As someone who’s a bit of a germaphobe and uses male toilets, it’s never fun.
Oh dear. Away from hand washing, part of it for me was perhaps the FOMO of seeing everyone on Instagram having a great time while I was at home being sad. Is there a heightened element of that now?
Well, if you look across the first six months of the pandemic, we know mental health and mental wellbeing was down - except, by and large teenagers. It’s not that they didn’t have poor mental health, it was that it didn’t get any worse in general. (Note: Dean wrote a book about teenage brains, you can get it here)
There are lots of reasons for this, but one example is the social rejection you feel as a teenager is far more serious because that’s just how your brain works. And that social rejection wasn’t happening, there weren’t any parties, people weren’t gallivanting around and you weren’t missing out.

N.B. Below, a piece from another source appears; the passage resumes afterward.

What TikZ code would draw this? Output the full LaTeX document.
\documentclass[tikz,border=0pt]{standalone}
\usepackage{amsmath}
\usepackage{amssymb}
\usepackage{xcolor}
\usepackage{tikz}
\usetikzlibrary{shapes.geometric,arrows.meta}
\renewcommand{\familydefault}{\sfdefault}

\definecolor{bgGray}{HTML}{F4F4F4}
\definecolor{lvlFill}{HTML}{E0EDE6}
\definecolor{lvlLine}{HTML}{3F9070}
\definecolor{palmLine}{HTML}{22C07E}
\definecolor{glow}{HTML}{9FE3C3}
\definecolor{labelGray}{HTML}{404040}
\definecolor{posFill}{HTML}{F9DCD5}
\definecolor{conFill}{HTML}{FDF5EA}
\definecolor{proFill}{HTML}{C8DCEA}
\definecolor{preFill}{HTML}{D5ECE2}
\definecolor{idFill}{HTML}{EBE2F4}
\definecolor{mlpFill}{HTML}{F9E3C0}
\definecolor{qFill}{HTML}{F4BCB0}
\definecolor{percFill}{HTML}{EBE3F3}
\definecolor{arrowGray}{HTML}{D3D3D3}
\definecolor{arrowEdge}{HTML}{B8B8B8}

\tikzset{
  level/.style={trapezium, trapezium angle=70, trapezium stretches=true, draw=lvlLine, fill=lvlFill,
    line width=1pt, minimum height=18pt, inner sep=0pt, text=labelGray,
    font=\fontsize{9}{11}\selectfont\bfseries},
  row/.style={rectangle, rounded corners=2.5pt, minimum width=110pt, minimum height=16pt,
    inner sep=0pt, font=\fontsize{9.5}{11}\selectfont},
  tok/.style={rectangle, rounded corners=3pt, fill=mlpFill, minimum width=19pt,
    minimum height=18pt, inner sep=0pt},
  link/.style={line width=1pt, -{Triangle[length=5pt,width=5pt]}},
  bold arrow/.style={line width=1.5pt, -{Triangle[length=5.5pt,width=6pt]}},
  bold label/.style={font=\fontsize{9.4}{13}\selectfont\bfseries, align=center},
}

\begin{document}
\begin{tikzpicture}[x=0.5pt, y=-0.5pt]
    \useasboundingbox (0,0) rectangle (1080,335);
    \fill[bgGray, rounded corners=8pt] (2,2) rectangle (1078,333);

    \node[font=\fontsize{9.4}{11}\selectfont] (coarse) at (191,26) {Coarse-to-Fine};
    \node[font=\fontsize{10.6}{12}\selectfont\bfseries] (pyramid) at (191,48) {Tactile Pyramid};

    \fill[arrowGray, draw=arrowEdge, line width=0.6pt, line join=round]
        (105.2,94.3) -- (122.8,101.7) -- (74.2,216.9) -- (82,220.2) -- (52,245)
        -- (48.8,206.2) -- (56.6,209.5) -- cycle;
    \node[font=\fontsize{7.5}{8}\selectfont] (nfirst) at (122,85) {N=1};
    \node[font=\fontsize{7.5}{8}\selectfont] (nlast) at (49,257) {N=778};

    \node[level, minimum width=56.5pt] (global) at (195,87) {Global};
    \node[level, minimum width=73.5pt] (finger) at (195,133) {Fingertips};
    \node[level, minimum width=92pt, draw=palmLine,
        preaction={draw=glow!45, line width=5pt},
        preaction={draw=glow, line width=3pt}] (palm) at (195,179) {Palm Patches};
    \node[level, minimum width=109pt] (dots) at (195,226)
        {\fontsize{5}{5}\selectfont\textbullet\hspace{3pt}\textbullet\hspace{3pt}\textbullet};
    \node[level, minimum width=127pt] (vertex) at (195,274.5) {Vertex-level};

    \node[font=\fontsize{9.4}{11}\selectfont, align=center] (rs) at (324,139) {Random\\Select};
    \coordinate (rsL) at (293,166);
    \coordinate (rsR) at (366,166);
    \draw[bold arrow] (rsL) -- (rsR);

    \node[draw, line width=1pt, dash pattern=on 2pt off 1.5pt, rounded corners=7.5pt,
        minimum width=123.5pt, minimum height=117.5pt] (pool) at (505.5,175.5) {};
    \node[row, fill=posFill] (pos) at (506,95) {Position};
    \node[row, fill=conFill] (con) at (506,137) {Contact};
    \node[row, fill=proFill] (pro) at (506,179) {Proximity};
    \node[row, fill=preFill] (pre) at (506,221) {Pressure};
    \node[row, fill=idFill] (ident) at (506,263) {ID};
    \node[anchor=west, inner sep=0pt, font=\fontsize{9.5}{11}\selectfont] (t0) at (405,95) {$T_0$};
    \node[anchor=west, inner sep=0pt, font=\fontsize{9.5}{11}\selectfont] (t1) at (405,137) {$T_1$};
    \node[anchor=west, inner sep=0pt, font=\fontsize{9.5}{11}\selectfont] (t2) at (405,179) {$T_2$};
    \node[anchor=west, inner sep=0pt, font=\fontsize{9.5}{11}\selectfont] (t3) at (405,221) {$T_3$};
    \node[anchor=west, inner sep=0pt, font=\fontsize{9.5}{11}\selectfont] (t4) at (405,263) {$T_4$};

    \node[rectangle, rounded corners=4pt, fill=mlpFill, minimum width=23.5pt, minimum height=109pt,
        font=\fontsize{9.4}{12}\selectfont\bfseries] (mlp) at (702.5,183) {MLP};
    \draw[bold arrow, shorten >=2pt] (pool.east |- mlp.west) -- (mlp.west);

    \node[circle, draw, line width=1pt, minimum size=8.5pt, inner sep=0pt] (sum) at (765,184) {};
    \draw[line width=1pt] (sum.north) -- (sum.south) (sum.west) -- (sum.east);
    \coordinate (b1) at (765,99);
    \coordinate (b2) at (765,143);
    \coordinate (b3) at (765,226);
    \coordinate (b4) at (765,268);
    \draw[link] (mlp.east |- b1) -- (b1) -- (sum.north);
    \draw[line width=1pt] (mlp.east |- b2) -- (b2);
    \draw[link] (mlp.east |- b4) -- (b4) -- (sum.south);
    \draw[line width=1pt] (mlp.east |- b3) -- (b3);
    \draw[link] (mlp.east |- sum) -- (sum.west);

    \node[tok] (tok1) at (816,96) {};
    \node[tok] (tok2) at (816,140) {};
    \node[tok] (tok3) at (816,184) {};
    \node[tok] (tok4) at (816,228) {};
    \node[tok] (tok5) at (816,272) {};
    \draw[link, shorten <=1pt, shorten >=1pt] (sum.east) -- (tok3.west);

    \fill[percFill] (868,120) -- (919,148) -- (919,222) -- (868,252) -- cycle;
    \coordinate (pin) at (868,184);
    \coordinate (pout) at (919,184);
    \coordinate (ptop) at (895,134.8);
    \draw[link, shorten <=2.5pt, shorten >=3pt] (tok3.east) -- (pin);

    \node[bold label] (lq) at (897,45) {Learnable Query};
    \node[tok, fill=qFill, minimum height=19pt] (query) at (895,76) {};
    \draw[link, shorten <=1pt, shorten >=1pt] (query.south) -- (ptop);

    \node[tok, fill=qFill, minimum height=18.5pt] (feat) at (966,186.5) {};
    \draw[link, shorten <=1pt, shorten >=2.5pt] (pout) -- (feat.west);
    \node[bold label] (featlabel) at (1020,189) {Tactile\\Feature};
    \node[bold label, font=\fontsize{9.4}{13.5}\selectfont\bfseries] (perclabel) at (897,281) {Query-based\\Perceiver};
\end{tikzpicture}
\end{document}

I personally think the idea you’re not missing out on anything would help with mental wellbeing. With lockdown over, that’s gone. Couple this with the fact we’ve been conditioned to restrict ourselves or quantify our social gatherings - you’re going to get a lot more people who are like: “Oh, well, ten people is a lot, isn’t it?”

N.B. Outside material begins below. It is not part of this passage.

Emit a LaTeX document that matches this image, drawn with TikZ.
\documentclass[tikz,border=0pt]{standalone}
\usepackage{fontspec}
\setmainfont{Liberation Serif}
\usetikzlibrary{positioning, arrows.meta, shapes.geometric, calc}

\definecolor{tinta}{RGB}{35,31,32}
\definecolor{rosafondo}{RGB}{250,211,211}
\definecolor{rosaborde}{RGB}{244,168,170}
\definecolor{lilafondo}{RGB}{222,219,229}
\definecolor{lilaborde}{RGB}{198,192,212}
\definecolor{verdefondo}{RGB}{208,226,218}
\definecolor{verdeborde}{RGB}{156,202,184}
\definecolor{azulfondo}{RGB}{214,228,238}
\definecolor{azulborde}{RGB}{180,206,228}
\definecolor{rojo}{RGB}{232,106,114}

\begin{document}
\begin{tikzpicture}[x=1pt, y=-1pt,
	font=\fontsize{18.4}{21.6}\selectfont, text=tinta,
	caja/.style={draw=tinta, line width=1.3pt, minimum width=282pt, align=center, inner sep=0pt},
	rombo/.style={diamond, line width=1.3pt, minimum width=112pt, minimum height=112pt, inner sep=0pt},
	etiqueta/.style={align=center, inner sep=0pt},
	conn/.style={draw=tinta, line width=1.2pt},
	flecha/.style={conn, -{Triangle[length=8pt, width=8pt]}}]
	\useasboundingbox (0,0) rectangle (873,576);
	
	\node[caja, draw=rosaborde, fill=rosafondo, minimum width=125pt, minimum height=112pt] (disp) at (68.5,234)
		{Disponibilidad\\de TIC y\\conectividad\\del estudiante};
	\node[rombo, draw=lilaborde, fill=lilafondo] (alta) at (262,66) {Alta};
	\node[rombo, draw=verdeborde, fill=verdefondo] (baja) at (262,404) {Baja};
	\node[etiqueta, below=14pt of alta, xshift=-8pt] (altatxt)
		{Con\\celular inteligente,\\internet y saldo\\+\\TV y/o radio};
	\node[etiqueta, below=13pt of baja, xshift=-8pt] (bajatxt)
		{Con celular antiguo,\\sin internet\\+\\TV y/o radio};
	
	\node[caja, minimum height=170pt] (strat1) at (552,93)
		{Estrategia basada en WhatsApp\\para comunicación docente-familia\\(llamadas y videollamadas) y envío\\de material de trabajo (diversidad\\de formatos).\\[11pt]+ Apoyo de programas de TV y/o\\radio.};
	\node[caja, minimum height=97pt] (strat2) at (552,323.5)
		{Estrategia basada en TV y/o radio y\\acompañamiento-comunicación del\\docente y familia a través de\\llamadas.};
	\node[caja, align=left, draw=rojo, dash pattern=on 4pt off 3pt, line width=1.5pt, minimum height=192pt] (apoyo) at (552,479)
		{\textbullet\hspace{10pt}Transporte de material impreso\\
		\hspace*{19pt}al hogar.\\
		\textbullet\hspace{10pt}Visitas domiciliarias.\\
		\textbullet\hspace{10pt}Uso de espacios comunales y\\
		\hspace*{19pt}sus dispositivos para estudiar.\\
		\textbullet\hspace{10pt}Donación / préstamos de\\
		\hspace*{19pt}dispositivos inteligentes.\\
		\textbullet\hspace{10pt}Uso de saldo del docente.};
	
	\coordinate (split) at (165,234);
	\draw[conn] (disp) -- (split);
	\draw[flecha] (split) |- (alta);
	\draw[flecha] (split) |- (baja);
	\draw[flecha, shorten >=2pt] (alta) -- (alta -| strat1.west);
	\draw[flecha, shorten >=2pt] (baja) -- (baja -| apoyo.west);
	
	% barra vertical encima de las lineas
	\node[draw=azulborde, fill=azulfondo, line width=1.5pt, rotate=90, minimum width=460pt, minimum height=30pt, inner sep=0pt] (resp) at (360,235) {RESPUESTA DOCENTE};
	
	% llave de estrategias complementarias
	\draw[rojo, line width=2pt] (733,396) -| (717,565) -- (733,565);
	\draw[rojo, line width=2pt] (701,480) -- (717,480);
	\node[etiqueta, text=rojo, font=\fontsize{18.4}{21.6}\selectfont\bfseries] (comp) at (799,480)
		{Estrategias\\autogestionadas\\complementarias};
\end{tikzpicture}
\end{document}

What tips do you have for people who might feel a bit anxious in these early weeks of freedom?
Generally, this is a very unique situation none of us have really had to go through so I don’t know if anyone really knows the answer to that. I would say, just based on how things work neurologically as far as we know, I think slow and steady is the best approach, do it gradually.
Even if the government decides in July, right, no more lockdown, all back to normal, you don’t *have* to throw yourself back into your day-to-day routines. Even if people are asking you to. If people were already a bit socially anxious, the pandemic at least gave them an out. We can’t do it, because it’s not allowed. So if you are still very conscious or very nervous about COVID, in lockdown you at least had an excuse. It’s ok to slowly phase, don’t do it all at once so you don’t overwhelm yourself.
Thanks for chatting Dean! Everyone reading this, go buy his new book.
Women could fight in Lumpinee
In fighter land, there’s been some big news from Thailand, as reported by Muay Ying.
Lumpinee is one of the most famous stadiums in Muay Thai history, alongside Rajadamnern. Both ban matches between women - this piece by fighter Sylvie von Duuglas-Ittu goes into some of the lore as to why. It’s jarring as a female fighter that this rule exists at all.
It’s not entirely accurate to say women haven’t been able to fight there at all, as some trans women in recent years have been matched against cis men. The linked piece is by Sylvie again, talking about how Angie Petchrungruang’s fight at Lumpinee was important for all women.
This is a change which has been long in the making. Women’s Muay Thai has been getting bigger and bigger, despite a global pandemic, thanks to promotions like One Championship and Muay Thai Superchamp. It’s encouraging to see the shift despite these difficulties. When more women all over the world are allowed to fight once more, who knows where the scene will go next.
Muay Thai goals in MMA
Dakota Ditcheva, a well-established Muay Thai fighter, made her MMA pro debut in a closed door show this week. The sound of those elbows, captured from the side of the cage, is both terrifying and awesome.